Sur le plan social, l’accès à la fonction municipale demeure biaisé : 19 % des agriculteurs, 12 % des commerçants ou artisans ont déjà été élus, contre seulement 6 % des employés. Le sentiment d’exclusion, la complexité du langage politique local et la faible valorisation des parcours populaires participent à l’autocensure. Néanmoins, la participation associative ou religieuse joue un rôle décisif : plus d’un quart des Français issus de l’immigration extra-européenne ont déjà été élus (27 %), contre 8 % des natifs de parents français. De même, 24 % des personnes de confession juive ou musulmane, 21 % des protestants et 16 % des catholiques pratiquants déclarent avoir déjà été membres d’un conseil municipal, contre 8 % chez les catholiques non pratiquants et seulement 7 % chez les Français sans appartenance religieuse.
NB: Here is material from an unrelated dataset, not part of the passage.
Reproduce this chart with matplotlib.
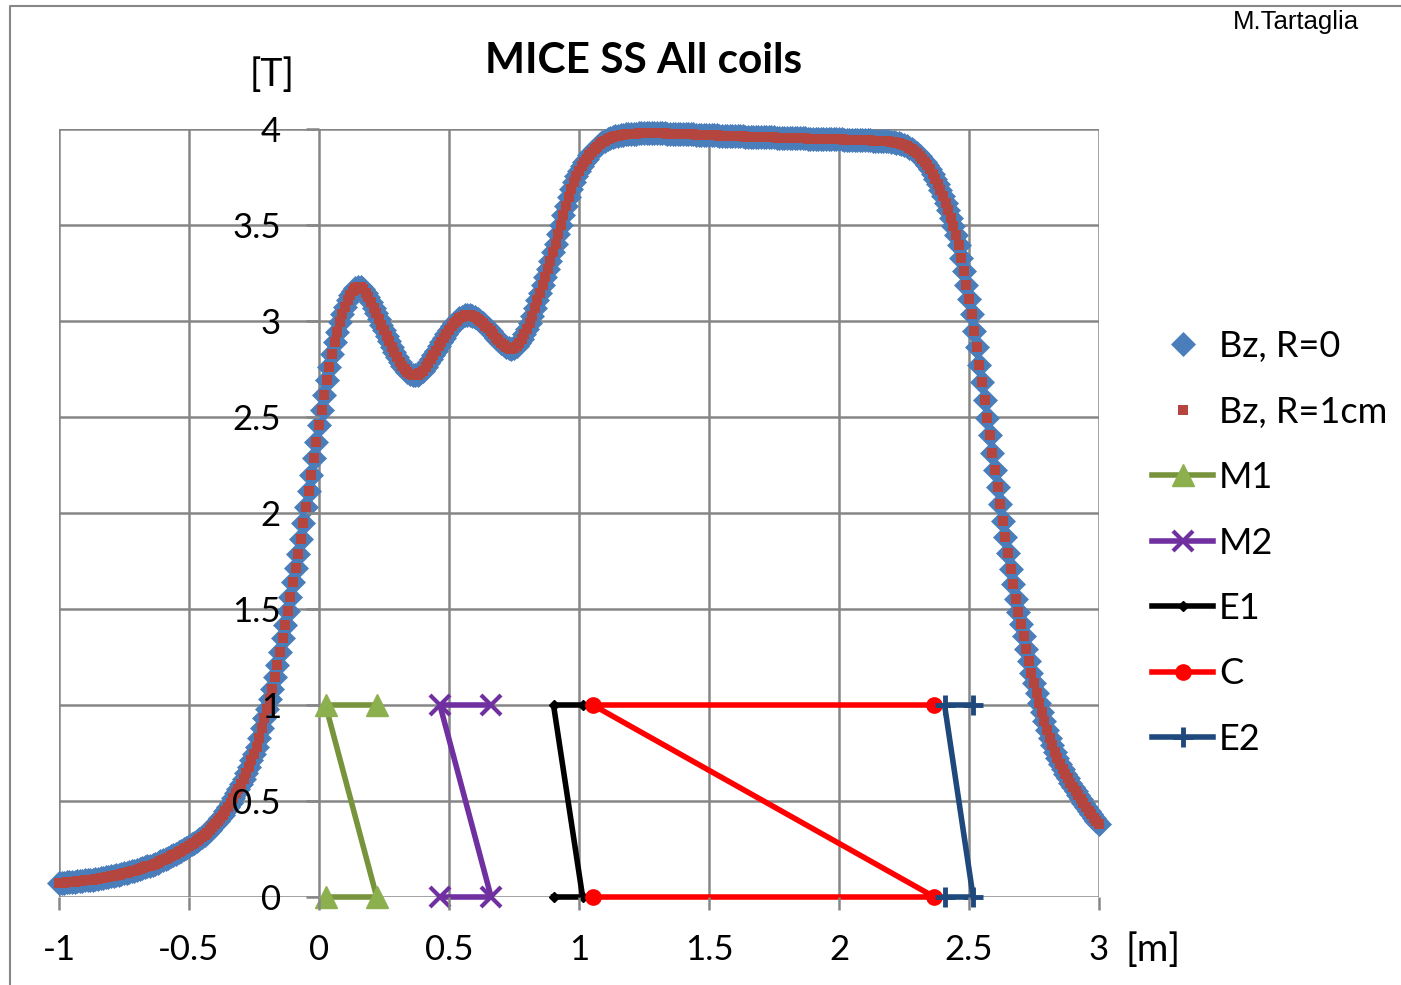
import numpy as np
import matplotlib
matplotlib.use('Agg')
import matplotlib.pyplot as plt
from matplotlib.lines import Line2D
from matplotlib.ticker import FuncFormatter

plt.rcParams['font.family'] = ['Lato', 'DejaVu Sans']
plt.rcParams['axes.unicode_minus'] = False

# z along the axis [m], field map sampled every 1 cm
Z = np.round(np.arange(-100, 301) / 100.0, 2)

# Bz on axis [T], one row per 10 cm starting at z=-1.00
BZ_R0 = [
    0.073, 0.074, 0.075, 0.076, 0.077, 0.078, 0.080, 0.081, 0.083, 0.084,
    0.086, 0.087, 0.089, 0.091, 0.094, 0.096, 0.098, 0.101, 0.103, 0.106,
    0.108, 0.111, 0.114, 0.117, 0.120, 0.123, 0.127, 0.130, 0.134, 0.138,
    0.142, 0.146, 0.150, 0.155, 0.159, 0.164, 0.169, 0.174, 0.179, 0.185,
    0.191, 0.197, 0.204, 0.211, 0.218, 0.225, 0.233, 0.241, 0.249, 0.257,
    0.265, 0.274, 0.283, 0.293, 0.303, 0.313, 0.323, 0.334, 0.348, 0.363,
    0.378, 0.394, 0.410, 0.427, 0.448, 0.469, 0.492, 0.515, 0.540, 0.565,
    0.590, 0.617, 0.644, 0.677, 0.711, 0.746, 0.782, 0.830, 0.880, 0.930,
    0.980, 1.030, 1.083, 1.145, 1.210, 1.278, 1.347, 1.418, 1.490, 1.564,
    1.639, 1.716, 1.785, 1.866, 1.947, 2.030, 2.115, 2.200, 2.286, 2.372,
    2.456, 2.538, 2.617, 2.692, 2.763, 2.829, 2.890, 2.945, 2.995, 3.037,
    3.075, 3.107, 3.134, 3.155, 3.170, 3.178, 3.177, 3.168, 3.148, 3.125,
    3.098, 3.070, 3.041, 3.011, 2.981, 2.952, 2.923, 2.894, 2.864, 2.836,
    2.810, 2.787, 2.767, 2.750, 2.735, 2.725, 2.719, 2.718, 2.721, 2.729,
    2.742, 2.759, 2.779, 2.801, 2.823, 2.846, 2.869, 2.892, 2.913, 2.934,
    2.953, 2.972, 2.988, 3.002, 3.014, 3.023, 3.029, 3.031, 3.030, 3.026,
    3.019, 3.010, 3.000, 2.987, 2.974, 2.961, 2.946, 2.930, 2.914, 2.899,
    2.885, 2.873, 2.864, 2.858, 2.856, 2.859, 2.868, 2.886, 2.907, 2.930,
    2.956, 2.988, 3.025, 3.066, 3.107, 3.148, 3.189, 3.230, 3.272, 3.314,
    3.357, 3.403, 3.452, 3.502, 3.552, 3.600, 3.645, 3.686, 3.722, 3.753,
    3.780, 3.805, 3.827, 3.846, 3.863, 3.880, 3.895, 3.908, 3.920, 3.930,
    3.939, 3.946, 3.952, 3.957, 3.962, 3.966, 3.969, 3.971, 3.973, 3.974,
    3.975, 3.976, 3.976, 3.977, 3.977, 3.977, 3.977, 3.977, 3.977, 3.977,
    3.977, 3.977, 3.977, 3.977, 3.976, 3.976, 3.976, 3.975, 3.975, 3.974,
    3.974, 3.973, 3.973, 3.972, 3.972, 3.971, 3.971, 3.970, 3.970, 3.969,
    3.969, 3.968, 3.968, 3.967, 3.966, 3.966, 3.965, 3.965, 3.964, 3.963,
    3.963, 3.962, 3.962, 3.961, 3.960, 3.960, 3.960, 3.959, 3.959, 3.958,
    3.958, 3.958, 3.957, 3.957, 3.956, 3.956, 3.955, 3.955, 3.955, 3.954,
    3.954, 3.953, 3.953, 3.953, 3.952, 3.952, 3.951, 3.951, 3.950, 3.950,
    3.950, 3.949, 3.949, 3.949, 3.948, 3.948, 3.947, 3.947, 3.947, 3.946,
    3.946, 3.946, 3.945, 3.945, 3.944, 3.944, 3.944, 3.943, 3.943, 3.942,
    3.942, 3.941, 3.941, 3.940, 3.940, 3.939, 3.939, 3.938, 3.937, 3.936,
    3.934, 3.932, 3.929, 3.925, 3.921, 3.916, 3.910, 3.903, 3.895, 3.885,
    3.873, 3.860, 3.845, 3.829, 3.810, 3.790, 3.767, 3.742, 3.714, 3.684,
    3.651, 3.615, 3.578, 3.538, 3.495, 3.448, 3.395, 3.330, 3.262, 3.190,
    3.115, 3.035, 2.950, 2.862, 2.772, 2.680, 2.588, 2.496, 2.404, 2.312,
    2.222, 2.133, 2.046, 1.960, 1.875, 1.790, 1.707, 1.628, 1.553, 1.482,
    1.421, 1.358, 1.290, 1.227, 1.168, 1.112, 1.060, 1.011, 0.965, 0.918,
    0.872, 0.830, 0.790, 0.754, 0.722, 0.694, 0.668, 0.643, 0.619, 0.596,
    0.574, 0.553, 0.532, 0.511, 0.490, 0.470, 0.450, 0.431, 0.413, 0.396,
    0.380,
]
# R=1cm curve lies on top of the R=0 one to within a pixel
BZ_R1CM = list(BZ_R0)

# coil extents [m]; each coil drawn as a Z shape between level 0 and 1
COIL_NAMES = ['M1', 'M2', 'E1', 'C', 'E2']
COIL_Z1 = [0.025, 0.465, 0.902, 1.053, 2.406]
COIL_Z2 = [0.222, 0.662, 1.014, 2.367, 2.516]
COIL_LEVELS = [0, 0, 1, 1]

X_TICKS = [-1, -0.5, 0, 0.5, 1, 1.5, 2, 2.5, 3]
Y_TICKS = [0, 0.5, 1, 1.5, 2, 2.5, 3, 3.5, 4]

coil_styles = {
    'M1': dict(color='#77933C', marker='^', ms=16, mfc='#8DB04F', mec='#8DB04F', mew=1),
    'M2': dict(color='#7030A0', marker='x', ms=15, mec='#7030A0', mew=3),
    'E1': dict(color='black', marker='D', ms=5.5, mfc='black', mec='black'),
    'C': dict(color='#FF0000', marker='o', ms=11, mfc='#FF0000', mec='#FF0000'),
    'E2': dict(color='#1F497D', marker='+', ms=15, mec='#1F497D', mew=3.5),
}

GRID = '#868686'

fig = plt.figure(figsize=(14.01, 9.85), dpi=100)
ax = fig.add_axes([59 / 1401, 1 - 897 / 985, 1040 / 1401, 768 / 985])
ax.set_xlim(-1, 3)
ax.set_ylim(0, 4)

# grid drawn by hand so it stays under the curves while tick labels stay on top
for xv in X_TICKS:
    ax.axvline(xv, color=GRID, lw=1.8, zorder=1)
for yv in Y_TICKS:
    ax.axhline(yv, color=GRID, lw=1.8, zorder=1)

ax.plot(Z, BZ_R0, ls='none', marker='D', ms=12.5, mfc='#4A7EBB', mec='#4A7EBB',
        mew=0.5, label='Bz, R=0', clip_on=False, zorder=2)
ax.plot(Z, BZ_R1CM, ls='none', marker='s', ms=6.5, mfc='#B5453F', mec='#B5453F',
        mew=0, label='Bz, R=1cm', clip_on=False, zorder=2.05)

for name, z1, z2 in zip(COIL_NAMES, COIL_Z1, COIL_Z2):
    ax.plot([z1, z2, z1, z2], COIL_LEVELS, lw=4, label=name, clip_on=False,
            zorder=2.1, **coil_styles[name])

ax.set_axisbelow(False)
for side in ['top', 'right', 'bottom', 'left']:
    ax.spines[side].set_visible(False)
ax.spines['left'].set_position(('data', 0))

fmt = FuncFormatter(lambda v, p: '%g' % v)
ax.set_xticks(X_TICKS)
ax.set_yticks(Y_TICKS)
ax.xaxis.set_major_formatter(fmt)
ax.yaxis.set_major_formatter(fmt)
ax.tick_params(axis='both', direction='out', length=9.4, width=1.8, color=GRID,
               labelsize=25, labelcolor='black')
ax.tick_params(axis='x', pad=17)
ax.tick_params(axis='y', pad=18)

fig.text(644 / 1401, 1 - 73 / 985, 'MICE SS All coils', ha='center', va='baseline',
         fontsize=30.5, fontweight='bold')
fig.text(272 / 1401, 1 - 75 / 985, '[T]', ha='center', va='center', fontsize=27)
fig.text(1153 / 1401, 1 - 950 / 985, '[m]', ha='center', va='center', fontsize=27.5)
fig.text(1296 / 1401, 1 - 22 / 985, 'M.Tartaglia', ha='center', va='center',
         fontsize=18.5, family=['Liberation Sans Narrow', 'Liberation Sans', 'DejaVu Sans'])

leg = ax.legend(loc='upper left', bbox_to_anchor=(1152 / 1401, 1 - 330 / 985),
                bbox_transform=fig.transFigure, frameon=False, fontsize=26,
                borderpad=0, borderaxespad=0, handlelength=1.7, handletextpad=0.15,
                labelspacing=0.90)

# chart frame, only its left and top edges fall inside the picture
fig.add_artist(Line2D([10 / 1401, 10 / 1401, 1.0], [0.0, 1 - 6 / 985, 1 - 6 / 985],
                      transform=fig.transFigure, color=GRID, lw=1.5))

fig.savefig('out.png', dpi=100)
Les jeunes, enfin, expriment un désir d’engagement supérieur à la moyenne (29 %, contre 19 % chez les 65 ans et plus), mais rencontrent des obstacles spécifiques: précarité du logement, absence de réseau, incompatibilité avec l’emploi et la vie familiale. Ils sont donc moins enclins à vouloir s’impliquer durablement dans la vie locale : seuls 35 % d’entre eux souhaitent être davantage associés aux décisions communales, contre 41 % chez les aînés.
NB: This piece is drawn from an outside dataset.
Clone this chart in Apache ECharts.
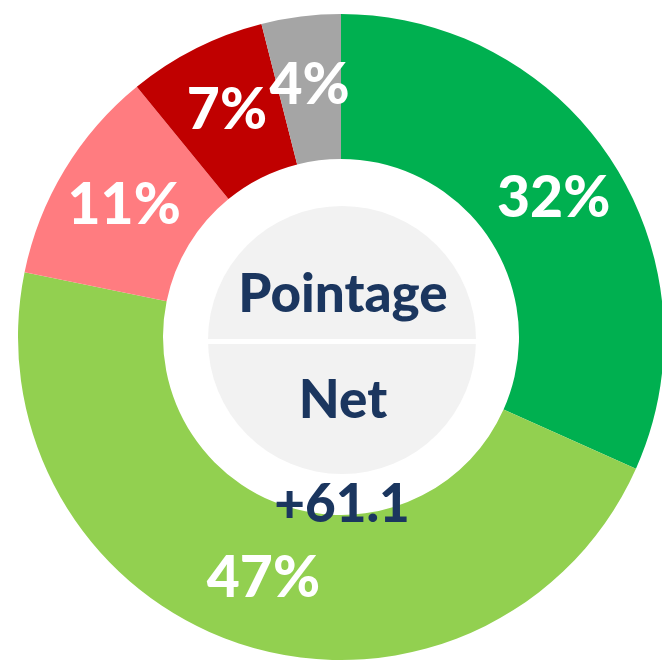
<!DOCTYPE html>
<html>
<head>
<meta charset="utf-8">
<title>Pointage Net</title>
<script src="https://cdn.jsdelivr.net/npm/echarts@6/dist/echarts.min.js"></script>
<style>
  html, body { margin: 0; padding: 0; background: #ffffff; }
  #chart { width: 662px; height: 660px; }
</style>
</head>
<body>
<div id="chart"></div>
<script>
// Share of each category, clockwise from twelve o'clock
const categories = ['Catégorie A', 'Catégorie B', 'Catégorie C', 'Catégorie D', 'Catégorie E'];
const shares = [32, 47, 11, 7, 4];
const colors = ['#00B050', '#92D050', '#FF7C80', '#C00000', '#A5A5A5'];

// Centre text
const centerTitle = ['Pointage', 'Net'];
const netScore = '+61.1';

const FONT = 'Lato, "Liberation Sans", sans-serif';
const NAVY = '#1B365F';
const CX = 341, CY = 337;

const chart = echarts.init(document.getElementById('chart'), null, { renderer: 'canvas' });

chart.setOption({
  animation: false,
  backgroundColor: '#ffffff',
  series: [{
    type: 'pie',
    center: [CX, CY],
    radius: [178, 323],
    startAngle: 90,
    clockwise: true,
    avoidLabelOverlap: false,
    silent: true,
    itemStyle: { borderWidth: 0 },
    label: {
      show: true,
      position: 'inside',
      formatter: '{c}%',
      color: '#ffffff',
      fontFamily: FONT,
      fontWeight: 900,
      fontSize: 57
    },
    labelLine: { show: false },
    data: categories.map((name, i) => ({
      name,
      value: shares[i],
      itemStyle: { color: colors[i] }
    }))
  }],
  graphic: [
    {
      type: 'circle',
      z: 0,
      shape: { cx: CX + 1, cy: CY + 3, r: 134 },
      style: { fill: '#F2F2F2' }
    },
    {
      type: 'rect',
      z: 1,
      shape: { x: CX - 140, y: CY + 2, width: 280, height: 5 },
      style: { fill: '#ffffff' }
    },
    {
      type: 'text',
      z: 100,
      style: {
        text: centerTitle[0], x: CX + 2, y: 295,
        align: 'center', verticalAlign: 'middle',
        fontFamily: FONT, fontWeight: 900, fontSize: 53, fill: NAVY
      }
    },
    {
      type: 'text',
      z: 100,
      style: {
        text: centerTitle[1], x: CX + 2, y: 401,
        align: 'center', verticalAlign: 'middle',
        fontFamily: FONT, fontWeight: 900, fontSize: 53, fill: NAVY
      }
    },
    {
      type: 'text',
      z: 100,
      style: {
        text: netScore, x: CX + 1, y: 505,
        align: 'center', verticalAlign: 'middle',
        fontFamily: FONT, fontWeight: 900, fontSize: 53, fill: NAVY
      }
    }
  ]
});
</script>
</body>
</html>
Une promesse républicaine en recul
L’étude avance que le modèle républicain de la commune comme premier échelon de la citoyenneté s’effrite.
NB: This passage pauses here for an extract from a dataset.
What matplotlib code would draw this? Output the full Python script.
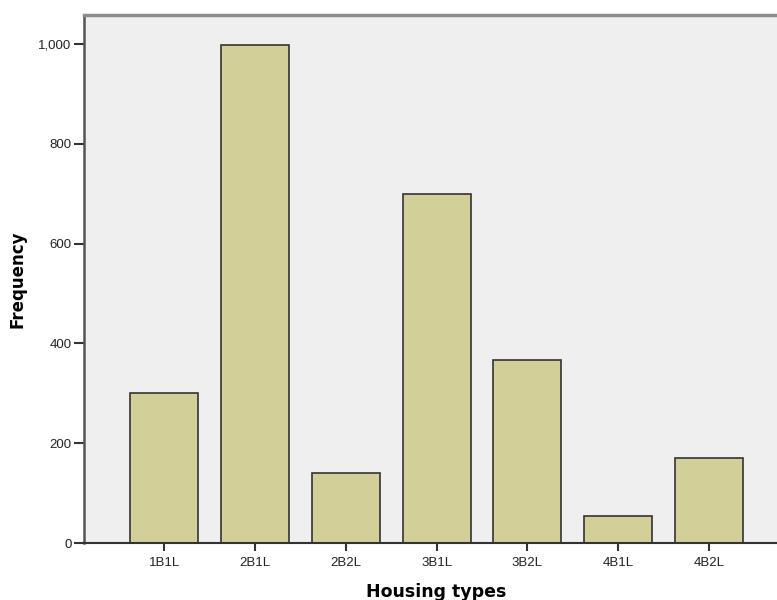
import matplotlib.pyplot as plt
from matplotlib.ticker import FuncFormatter

categories = ["1B1L", "2B1L", "2B2L", "3B1L", "3B2L", "4B1L", "4B2L"]
counts = [300, 998, 141, 700, 366, 55, 170]
yticks = [0, 200, 400, 600, 800, 1000]

fig = plt.figure(figsize=(7.77, 6.0), dpi=100)
ax = fig.add_axes([84 / 777, 57 / 600, 704 / 777, 528 / 600])
ax.set_facecolor("#efefef")

x = list(range(len(categories)))
ax.bar(x, counts, width=0.75, color="#d3cf98", edgecolor="#333333", linewidth=1.2, zorder=2)

ax.set_xlim(-0.884, 6.87)
ax.set_ylim(0, 1058)
ax.set_xticks(x)
ax.set_xticklabels(categories)
ax.set_yticks(yticks)
ax.yaxis.set_major_formatter(FuncFormatter(lambda v, p: f"{int(v):,}"))

ax.tick_params(axis="both", labelsize=9.5, labelcolor="#222222",
               labelfontfamily="Liberation Sans")
ax.tick_params(axis="y", length=7, width=1.5, color="#333333", pad=2)
ax.tick_params(axis="x", length=6, width=1.5, color="#333333", pad=4)

ax.spines["right"].set_visible(False)
ax.spines["top"].set_color("#8c8c8c")
ax.spines["top"].set_linewidth(2.5)
ax.spines["left"].set_color("#555555")
ax.spines["left"].set_linewidth(1.8)
ax.spines["bottom"].set_color("#333333")
ax.spines["bottom"].set_linewidth(1.5)

# axis titles placed where the SPSS output has them
fig.text(436 / 777, 1 - 583 / 600, "Housing types", fontsize=12.5, fontweight="bold",
         ha="center", va="top")
fig.text(18 / 777, 1 - 279 / 600, "Frequency", fontsize=12, fontweight="bold",
         rotation=90, ha="center", va="center")

fig.savefig("out.png", dpi=100)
L’accès au mandat et, surtout, ses conditions d’exercice sont de plus en plus inégalitaires: surcharge administrative (principal obstacle cité par 41 % des répondants et 46 % des élus en poste), manque de relais institutionnels, faiblesse de l’indemnisation (particulièrement dans les petites communes), usure démocratique face à la défiance et à la violence croissante. Plus de 13 000 démissions d’élus ont été enregistrées en 2023, un chiffre en hausse continue.
Dans les territoires les plus enclavés, les élus assument des fonctions de gestion, de médiation, d’assistance sociale qui dépassent largement leur mandat initial. La montée en puissance des intercommunalités, la technicisation des fonctions, la dépendance accrue à l’État et la raréfaction des ressources propres accentuent ce sentiment de dépossession : le maire et les conseillers municipaux ont le sentiment de devenir des exécutants dans une République de plus en plus désincarnée localement.
Les ressorts d’un rebond démocratique
Malgré ce tableau préoccupant, des motifs d’espoir subsistent. Le premier moteur d’engagement demeure le désir d’être utile à la commune : près d’un Français sur deux cite le souhait de changer les choses de l’intérieur (47 %) et de contribuer concrètement à la vie locale (45 %). La possibilité de faire entendre la voix des oubliés (46 %), l’envie de faire contrepoids à des décisions jugées injustes (44 %), la volonté de représenter un collectif ou une génération (29 %) ou d’acquérir des compétences nouvelles (28 %) participent aussi de la dynamique d’engagement. Le sentiment d’efficacité politique et la reconnaissance du mandat sont également des leviers puissants.
Trois futurs pour la démocratie locale
L’étude présente 3 scénarios susceptibles de dessiner l’avenir :
1) le délitement progressif : tarissement du vivier civique, multiplication des listes uniques, abstention record et marginalisation du conseil municipal au profit de l’intercommunalité et de la technocratie ;
2) la rationalisation technocratique : transformation des conseils municipaux en chambres d’enregistrement, montée en puissance de la gestion professionnelle et de la démocratie numérique, mais éloignement du pouvoir et perte du lien de proximité ;
3) la refondation civique : revalorisation statutaire et symbolique du mandat, soutien aux listes citoyennes, simplification administrative, diversification des formes d’engagement, et ancrage d’une démocratie participative vivante et inclusive.
L’étude conclut sur 5 axes pour revivifier la démocratie municipale
1. Valoriser le mandat municipal : reconnaissance sociale, intégration du mandat dans les parcours professionnels, meilleure visibilité médiatique, campagnes d’information, bonification dans les concours de la fonction publique.
2. Réduire les barrières d’entrée : simplifier les démarches, développer la formation et l’accompagnement des candidats, renforcer les dispositifs de mentorat et de soutien logistique.
3. Encourager la participation sous toutes ses formes: soutien aux listes citoyennes, innovation démocratique (jurys citoyens, budgets participatifs…), implication des jeunes et des publics éloignés de la vie politique.
4. Recréer l’écosystème civique local : densification du tissu associatif, liens intergénérationnels, coopération entre collectivités, universités et acteurs de la société civile.
5. Rééquilibrer les pouvoirs locaux : renforcer l’autonomie et la clarté des responsabilités, garantir des ressources suffisantes, promouvoir la proximité et la responsabilité démocratique.